The robust evidence of the absence of audience growth in recent years will draw into question the extent to which state-sponsored audience development initiatives can influence public attitudes and behaviour towards the arts. This was illuminated in evidence to the Select Committee inquiry into the funding of arts and heritage, when Danny Moar of Bath Theatre Royal condemned ACE’s “remorseless and obsessive preoccupation” with audience development. He said: “The funding system has spent so much time… chasing after new audiences who, for perfectly legitimate reasons, are just not interested.”

In response, Dame Liz Forgan, Chair of ACE, acknowledged: “There may be some justice in this… One of the cuts in our own expenditure that we had to make was that our next plan for audience development was specifically going to be aimed not at people who never go to the arts, but at people who consume the arts a very little bit to see if we couldn’t encourage them to do it a little bit more. I’m sure that’s the sensible way to go.”

However, this appears to be at odds with ACE’s published 10-year strategy, ‘Achieving Great Art for Everyone’, which gives specific targets including “more people… engaging in the arts in places where participation is currently low” and “larger and more diverse audiences… experiencing and benefiting from the work of the organisations and artists that we fund”.

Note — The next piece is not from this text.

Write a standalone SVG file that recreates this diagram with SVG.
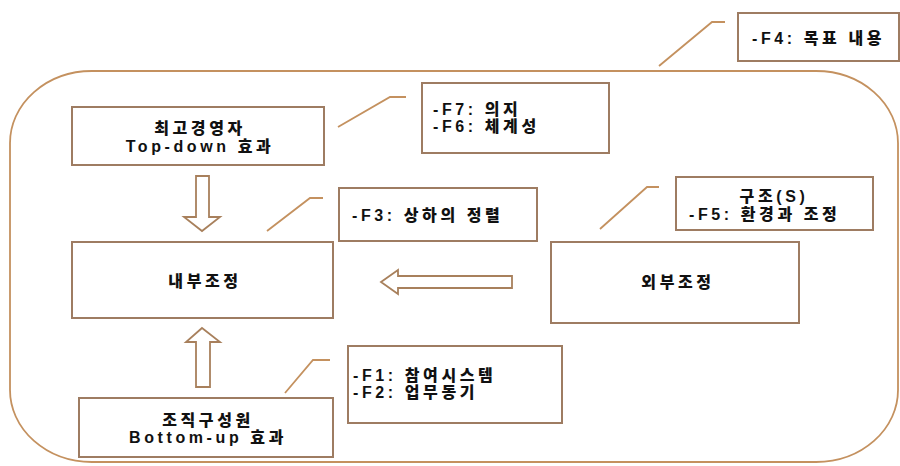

For more than a decade ACE placed significant emphasis on developing audiences for the arts: £20m was spent on its ‘New Audiences’ Programme which ran between 1998 and 2003, and more recently, as well as running its own initiatives and having its own Directorate of ‘Engagement and Participation’, ACE has been providing regular funding for seven audience development agencies across England, amounting to just over £1m in 2010, in addition to Lottery project money. But the announcement of the latest Taking Part figures coincides with the news that all have failed in their bids to become part of its new National Portfolio of funded organisations.

Furthermore, ACE’s recent proposed audience development initiative, Arts Nation, which aimed to “develop best practice for arts organisations looking to provide audiences with a first step into the arts” was cancelled to protect front-line funding.

A spokesperson for ACE told AP: “We will continue to look for ways to work with our national portfolio organisations and audience development agencies to deliver maximum public value and achieve our goal of reaching more people.”

AudiencesUK, the national network of audience development agencies, said: “We look forward to a productive dialogue. The sector has never needed the skills of this internationally acclaimed support network more than it does now.” Audiences South, which is a business unit of Hampshire County Council and has been subsidised to work across Hampshire and the South East region, has lost its funding and is working on a winding-down plan before closing in September.